Suppose two hosts A and B are separated by 20000 kilometers

Suppose two hosts, A and B, are separated by 20,000 kilometers and are connected by a direct link of R = 1 Mbps. Suppose the propagation speed over the link is 2.5 * 108 meters/sec.

a. Calculate the bandwidth-delay product, R * dprop. The bandwidth-delay product of a link is the maximum number of bits that can be in the link.

b. Consider sending a file of 800,000 bits from Host A to Host B. Suppose the file is sent continuously as one big message. What is the maximum number of bits that will be in the link at any given time?

c. Now consider R = 2Mbps. How long does it take to send the file, assuming it is sent continuously?

d. Consider R = 2Mbps. Suppose now the file is broken up into 20 packets with each packet containing 40,000 bits. Suppose that each packet is acknowledged by the receiver and the transmission time of an acknowledgment packet is negligible. Finally, assume that the sender cannot send a packet until the preceding one is acknowledged. How long does it take to send the file?

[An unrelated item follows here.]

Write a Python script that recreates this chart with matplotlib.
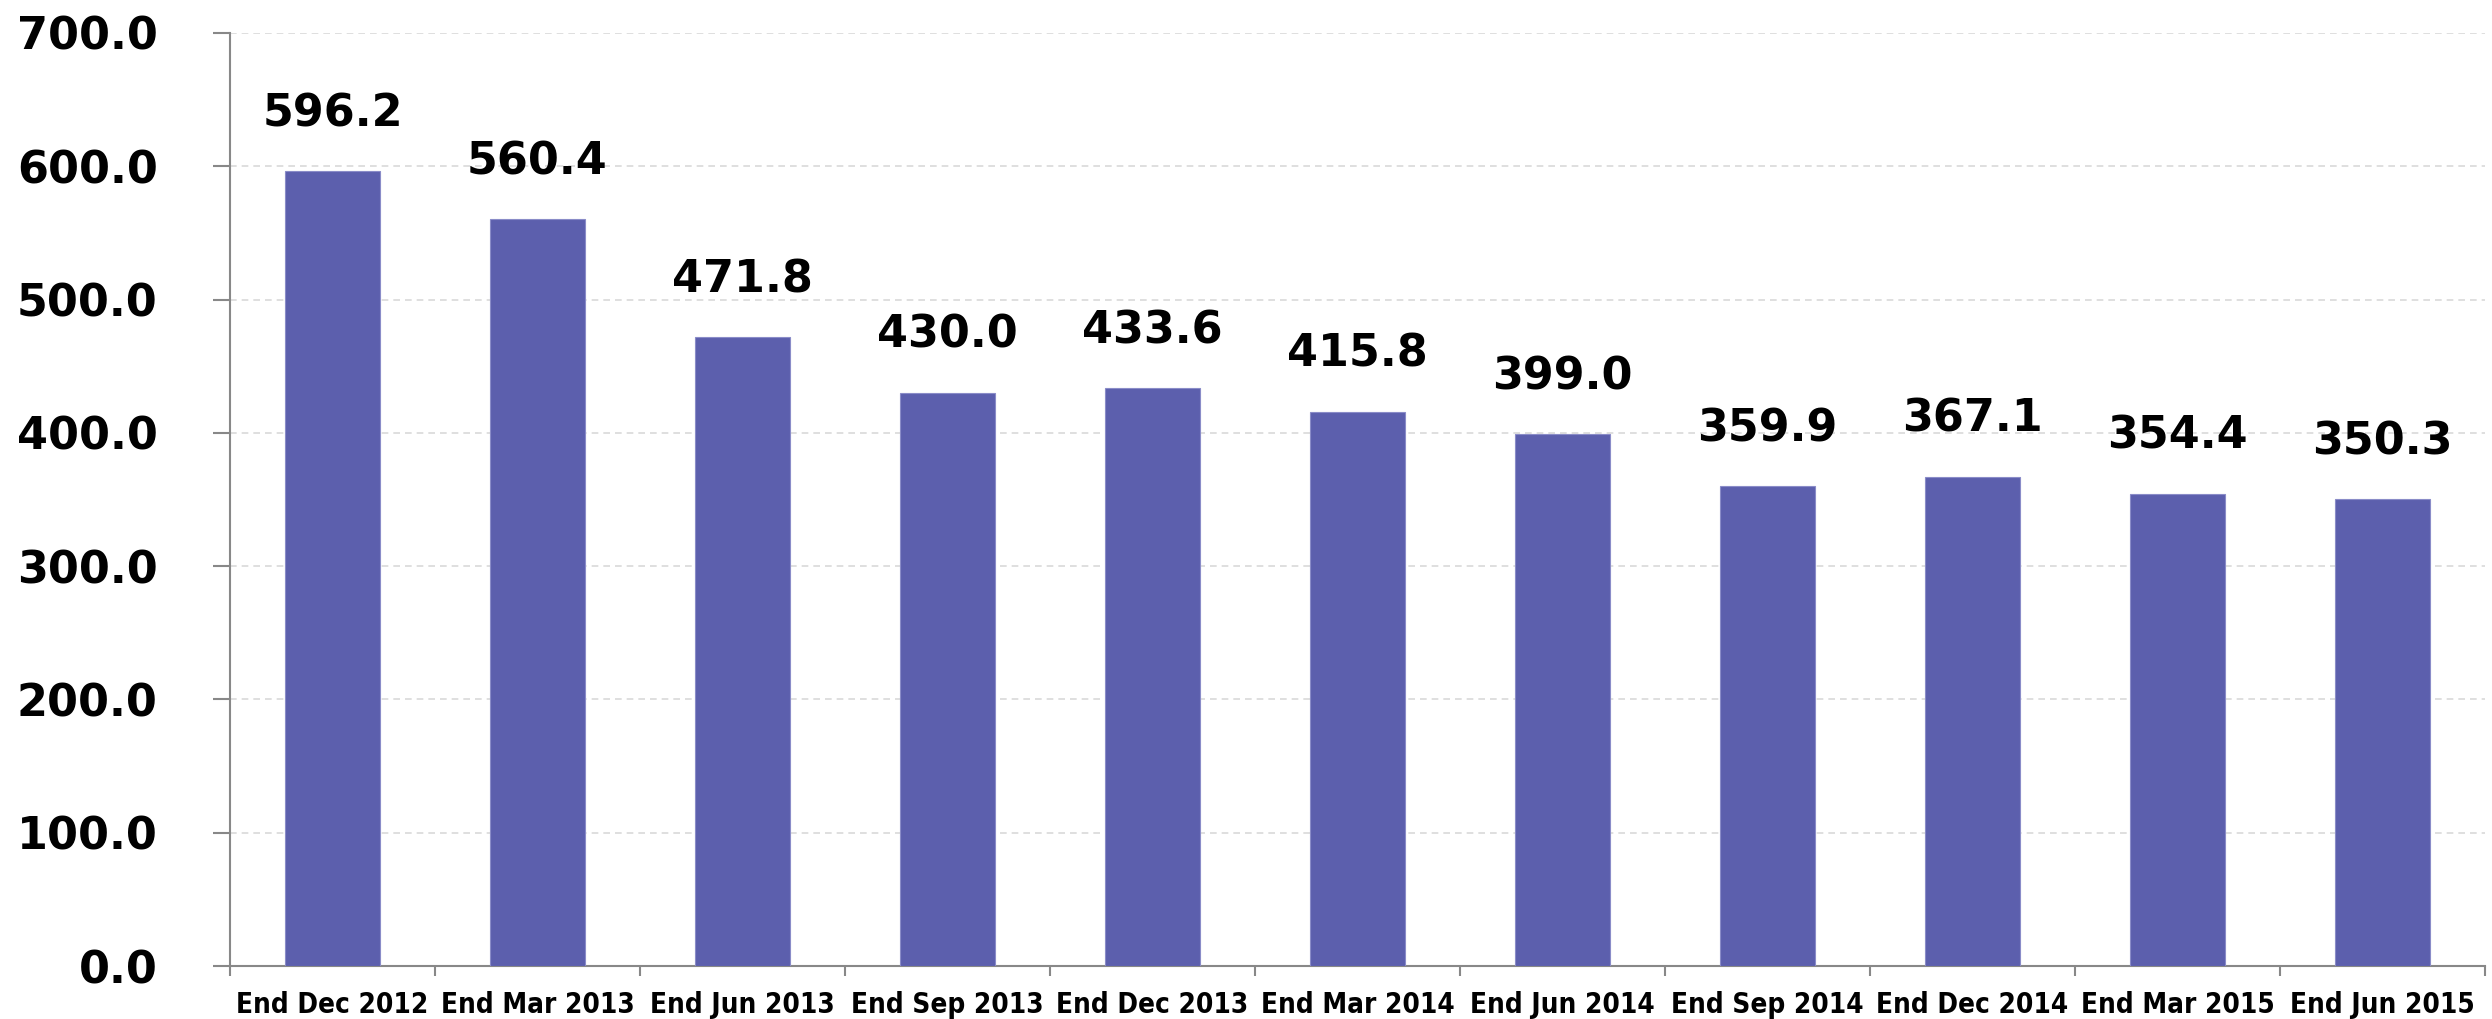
import matplotlib.pyplot as plt
import matplotlib.transforms as mtransforms
import numpy as np

# data
periods = ["End Dec 2012", "End Mar 2013", "End Jun 2013", "End Sep 2013",
           "End Dec 2013", "End Mar 2014", "End Jun 2014", "End Sep 2014",
           "End Dec 2014", "End Mar 2015", "End Jun 2015"]
values = [596.2, 560.4, 471.8, 430.0, 433.6, 415.8, 399.0, 359.9, 367.1, 354.4, 350.3]
yticks = [0, 100, 200, 300, 400, 500, 600, 700]

fig = plt.figure(figsize=(24.92, 10.19), dpi=100)
ax = fig.add_axes([230/2492, 1 - 966/1019, (2485 - 230)/2492, (966 - 33)/1019])

x = np.arange(len(periods))
ax.bar(x, values, width=0.46, color='#5C5FAD', edgecolor='#8a8cc8', linewidth=0.8, zorder=3)

for xi, v in zip(x, values):
    ax.text(xi, v + 27, f"{v:.1f}", ha='center', va='bottom', fontsize=32, fontweight='bold')

ax.set_xlim(-0.5, len(periods) - 0.5)
ax.set_ylim(0, 700)
ax.set_yticks(yticks)
ax.set_yticklabels([f"{t:.1f}" for t in yticks], fontsize=32, fontweight='bold')
ax.yaxis.grid(True, color='#d9d9d9', linestyle=(0, (4, 3)), linewidth=1.2, zorder=0)

# y labels sit a little above their gridlines
up = mtransforms.ScaledTranslation(0, 7/100, fig.dpi_scale_trans)
for lab in ax.get_yticklabels():
    lab.set_transform(lab.get_transform() + up)

# category labels under bars, ticks between categories
ax.set_xticks(x)
ax.set_xticklabels(periods, fontsize=20, fontweight='bold', fontstretch='condensed')
ax.tick_params(axis='x', length=0, pad=18)
ax.set_xticks(np.arange(len(periods) + 1) - 0.5, minor=True)
ax.tick_params(axis='x', which='minor', length=7, color='#888888', width=1.5)
ax.tick_params(axis='y', length=12, color='#888888', width=1.5, pad=40)

for s in ['top', 'right']:
    ax.spines[s].set_visible(False)
for s in ['left', 'bottom']:
    ax.spines[s].set_color('#888888')
    ax.spines[s].set_linewidth(1.5)

plt.savefig("out.png", dpi=100)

e. Compare the results from (c) and (d). Which one takes more time? Why?

Solution

For above problem following parameters are provided :

-> R (Link speed or rate of transfer)= 1 Mbps= 1 x 10⁶ bits per sec

-> Distance between the hosts A and B =20,000 Km

-> Propagation speed = 2.5 x 10⁸ metre/ sec or 250,000 Km/ sec

a) The bandwidth-delay product of a link is the maximum number of bits that can be in the link.

    BandWidth, delay product= Rate of transfer x propagation delay= R x dprop

    hence, 1x 10⁶ x 20,000/ 250,000= 80,000 bits

b) The maximum number of bits at any time frame while sending a file will be = 80,000 bits

c) if R( rate of transfer)= 2 Mbps then transmission time for file with L bits = L/R

   As file is of 800,000 bits then transfer time will be = 800,000/ 2 x 10⁶ = 0.4 secs

The end to end delay or total time of transfer =L/R + dprop = 0.40 + 20,000/ 250,000= 0.40 + 0.08 = 0.48 secs

d) if file of 800,000 bits is broken into 20 packets of 40,000 bits each.

    then for 1 packet the transfer time = 40,000/ 2 x10⁶ = 0.02 secs

    and further end to end delay or total time of transfer = 0.02 + dprop= 0.02 + 0.08= 0.10 secs for one packet

    Time to transfer whole file (i.e. 20 packets) = 20 x 0.1= 2 secs

e) The scenario mentioned in part (d) takes more time due to increase in the number of packets to be send via the link. In part (c), a single packet of size 800,000 bits is sent while in part (d) 20 packets of size 40,000 bits are sent. Due to increase in the number of packets to be sent in part (d) , has actually increased the total time of transfer of the whole file.